Weather patterns are only part of the formula for good fall color. Plant species are also important for a brilliant fall season. Plants in the Kansas City area will never look like New England due to environmental conditions that control the types of plants that grow well under our conditions. Although our native plants are not very colorful, made up of mostly browns, dull yellows and an occasional red, there are many landscape plants that will provide excellent fall color.
Now is an excellent time to visit local nurseries and garden centers and look at the fall colors in the small containers. This helps to give you an indication of how that plant might look in the landscape. Keep in mind this is not a guarantee, as color varies from season to season. Also, the effects of native soils and fertility levels have not influenced color when plants are grown in nursery soil.
Often too much emphasis of fall color is placed on trees. Granted, trees in full color are wonderful in the landscape. Climatic factors make it difficult to grow some of the best trees, such as sugar maple, for color. Shrubs in the landscape, although not as impacting, are wonderful additions for fall color.
Many newer shrub species are excellent for fall color. The pallet of shrubs for excellent fall color probably includes nearly 20 species. Colors range from the treasured oranges and reds to nice shades of yellow. An outing to the garden center is the best way to learn the range of colors available.
A few of my favorite shrubs for fall color include these plants: Purple ranges are Itea or Sweetspire and a variety of Common Ninebark, called ‘Diablo’ which has dark purple foliage most of the spring and summer. Burning Bush euonymus is the best known red plant, but others to look for are Oakleaf Hydrangea and sumac. Sumac, depending on the variety, may also turn a brilliant orange. Fothergilla, Tor Spirea and Witchhazel are excellent choices, with a mix of treasured reds, oranges, purples and yellows.

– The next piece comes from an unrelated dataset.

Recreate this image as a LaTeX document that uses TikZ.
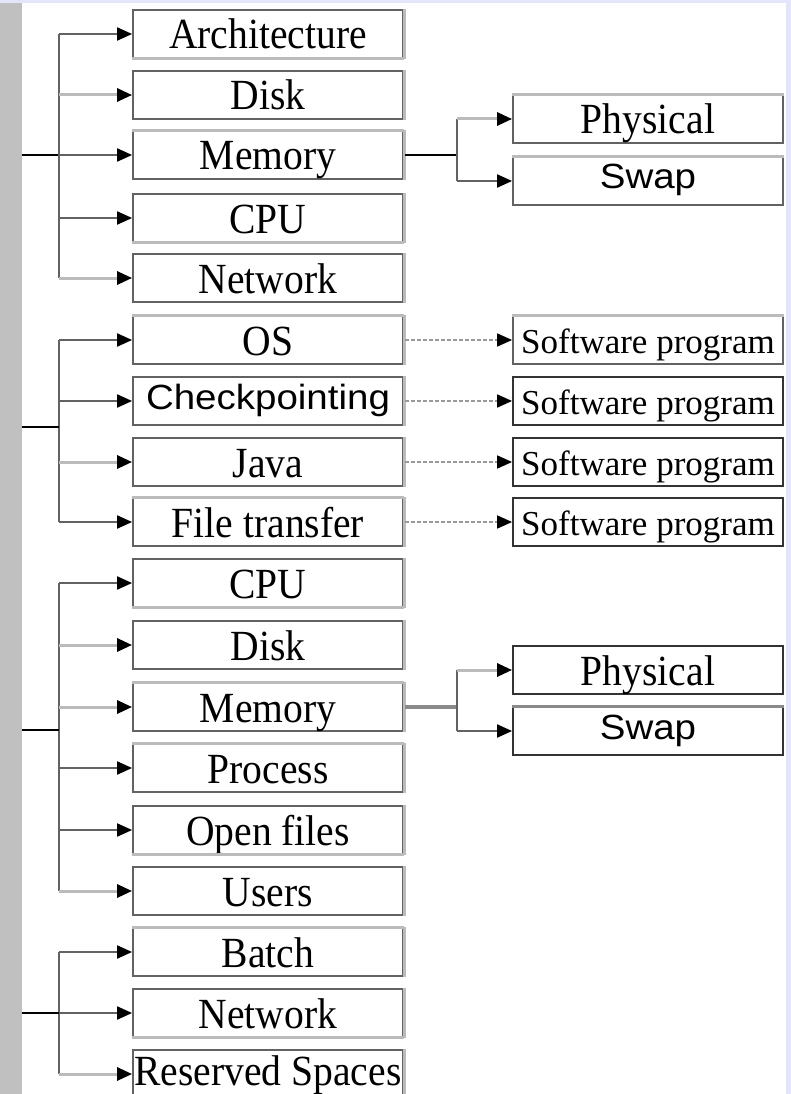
\documentclass[tikz,border=0pt]{standalone}
\usepackage{fontspec}
\setmainfont{Liberation Serif}[FakeStretch=0.92]
\newfontfamily\progfont{Liberation Serif}
\newfontfamily\sansf{Liberation Sans}[FakeStretch=1.1]
\usetikzlibrary{arrows.meta}
\definecolor{lav}{HTML}{E4E4FA}
\definecolor{barg}{HTML}{C0C0C0}
\definecolor{edge}{HTML}{626262}
\definecolor{pale}{HTML}{BBBBBB}
\definecolor{midg}{HTML}{8A8A8A}
\definecolor{dashg}{HTML}{9A9A9A}

\begin{document}
\begin{tikzpicture}[x=1pt,y=-1pt,
  box/.style={draw=edge, line width=1.8pt, fill=white, minimum width=270pt,
    minimum height=48pt, inner sep=0pt, anchor=center,
    font=\fontsize{43}{46}\selectfont, text height=36pt, text depth=6pt},
  sanslbl/.style={font=\sansf\fontsize{35}{40}\selectfont, text height=28pt, text depth=12pt},
  proglbl/.style={font=\progfont\fontsize{35}{40}\selectfont, text height=32pt, text depth=6pt},
  darkbox/.style={draw=black!80},
  tip/.style={-{Triangle[length=15pt,width=13pt,color=black]}},
  darkline/.style={draw=edge, line width=2pt},
  paleline/.style={draw=pale, line width=3pt},
  trunk/.style={draw=black, line width=2pt},
  dotline/.style={draw=dashg, line width=1.6pt, dash pattern=on 4pt off 2pt},
]
% canvas
\fill[lav] (0,0) rectangle (791,1094);
\fill[barg] (0,3) rectangle (22,1094);
\fill[white] (22,3) rectangle (786,1094);
\useasboundingbox (0,0) rectangle (791,1094);

% left column
\node[box] (arch)  at (268,34)   {Architecture};
\node[box] (disk1) at (268,95)   {Disk};
\node[box] (mem1)  at (268,155)  {Memory};
\node[box] (cpu1)  at (268,218)  {CPU};
\node[box] (net1)  at (268,278)  {Network};
\node[box] (os)    at (268,340)  {OS};
\node[box,sanslbl] (chk) at (268,401) {Checkpointing};
\node[box] (java)  at (268,462)  {Java};
\node[box] (ft)    at (268,522)  {File transfer};
\node[box] (cpu2)  at (268,583)  {CPU};
\node[box] (disk2) at (268,645)  {Disk};
\node[box] (mem2)  at (268,707)  {Memory};
\node[box] (proc)  at (268,768)  {Process};
\node[box] (open)  at (268,830)  {Open files};
\node[box] (users) at (268,891)  {Users};
\node[box] (batch) at (268,952)  {Batch};
\node[box] (net2)  at (268,1013) {Network};
\node[box,text height=32pt,text depth=10pt] (res) at (268,1074) {Reserved Spaces};

% right column
\node[box] (phys1) at (648,119) {Physical};
\node[box,sanslbl] (swap1) at (648,181) {Swap};
\node[box,proglbl] (sw1) at (648,340) {Software program};
\node[box,proglbl,darkbox] (sw2) at (648,401) {Software program};
\node[box,proglbl,darkbox] (sw3) at (648,462) {Software program};
\node[box,proglbl,darkbox] (sw4) at (648,522) {Software program};
\node[box,draw=black!80] (phys2) at (648,670) {Physical};
\node[box,sanslbl,draw=black!80] (swap2) at (648,731) {Swap};

% shaded right edges of the left column
\foreach \n in {arch,disk1,mem1,cpu1,net1,os,chk,java,ft,cpu2,disk2,mem2,proc,open,users,batch,net2,res}
  \draw[pale, line width=3pt] ([xshift=0.8pt]\n.north east) -- ([xshift=0.8pt]\n.south east);
% lighter top edges
\foreach \n in {mem1,os,ft,mem2,proc,batch,phys1,swap1,sw1}
  \draw[pale, line width=3pt] (\n.north west) -- (\n.north east);
\draw[midg, line width=3pt] (swap2.north west) -- (swap2.north east);
\foreach \n in {arch,cpu1,cpu2,open,net2}
  \draw[pale, line width=3pt] (\n.south west) -- (\n.south east);

% branch points
\coordinate (r1) at (22,155);   \coordinate (v1) at (59,155);
\coordinate (r2) at (22,427);   \coordinate (v2) at (59,427);
\coordinate (r3) at (22,730);   \coordinate (v3) at (59,730);
\coordinate (r4) at (22,1013);  \coordinate (v4) at (59,1013);

% group 1
\draw[trunk] (r1) -- (v1);
\draw[darkline] (arch.west -| v1) -- (net1.west -| v1);
\draw[darkline,tip] (arch.west -| v1) -- (arch.west);
\draw[paleline,tip] (disk1.west -| v1) -- (disk1.west);
\draw[darkline,tip] (mem1.west -| v1) -- (mem1.west);
\draw[darkline,tip] (cpu1.west -| v1) -- (cpu1.west);
\draw[paleline,tip] (net1.west -| v1) -- (net1.west);

% group 2
\draw[darkline] (os.west -| v2) -- (ft.west -| v2);
\draw[trunk] (r2) -- (v2);
\draw[darkline,tip] (os.west -| v2) -- (os.west);
\draw[darkline,tip] (chk.west -| v2) -- (chk.west);
\draw[paleline,tip] (java.west -| v2) -- (java.west);
\draw[darkline,tip] (ft.west -| v2) -- (ft.west);

% group 3
\draw[darkline] (cpu2.west -| v3) -- (users.west -| v3);
\draw[trunk] (r3) -- (v3);
\draw[darkline,tip] (cpu2.west -| v3) -- (cpu2.west);
\draw[paleline,tip] (disk2.west -| v3) -- (disk2.west);
\draw[paleline,tip] (mem2.west -| v3) -- (mem2.west);
\draw[darkline,tip] (proc.west -| v3) -- (proc.west);
\draw[darkline,tip] (open.west -| v3) -- (open.west);
\draw[paleline,tip] (users.west -| v3) -- (users.west);

% group 4
\draw[darkline] (batch.west -| v4) -- (res.west -| v4);
\draw[trunk] (r4) -- (v4);
\draw[darkline,tip] (batch.west -| v4) -- (batch.west);
\draw[darkline,tip] (net2.west -| v4) -- (net2.west);
\draw[paleline,tip] (res.west -| v4) -- (res.west);

% memory splits
\coordinate (m1) at (457,155);
\coordinate (m2) at (457,707);
\draw[trunk] ([xshift=1.5pt]mem1.east) -- (m1);
\draw[darkline] (phys1.west -| m1) -- (swap1.west -| m1);
\draw[paleline,tip] (phys1.west -| m1) -- (phys1.west);
\draw[darkline,tip] (swap1.west -| m1) -- (swap1.west);

\draw[draw=midg, line width=3.5pt] ([xshift=1.5pt]mem2.east) -- (m2);
\draw[darkline] (phys2.west -| m2) -- (swap2.west -| m2);
\draw[paleline,tip] (phys2.west -| m2) -- (phys2.west);
\draw[darkline,tip] (swap2.west -| m2) -- (swap2.west);

% software links
\draw[dotline,tip] ([xshift=1.5pt]os.east) -- (sw1.west);
\draw[dotline,tip] ([xshift=1.5pt]chk.east) -- (sw2.west);
\draw[dotline,tip] ([xshift=1.5pt]java.east) -- (sw3.west);
\draw[dotline,tip] ([xshift=1.5pt]ft.east) -- (sw4.west);
\end{tikzpicture}
\end{document}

Do not overlook berries for fall and winter interest in the landscape. Many of the viburnums have red, black or dark blue fruit that is interesting to the eye and birds. Winterberry holly is loaded with bright red berries well into the winter, and there are several species of Beauty Berry that provide berries of interest.
Think out of the box when it comes to fall color. With a little bit of research and planning the landscape can be a blaze of color in the fall and well into winter. Don’t get hung up on the ordinary — stretch and try many of the newer plants for a garden that will please during all four seasons.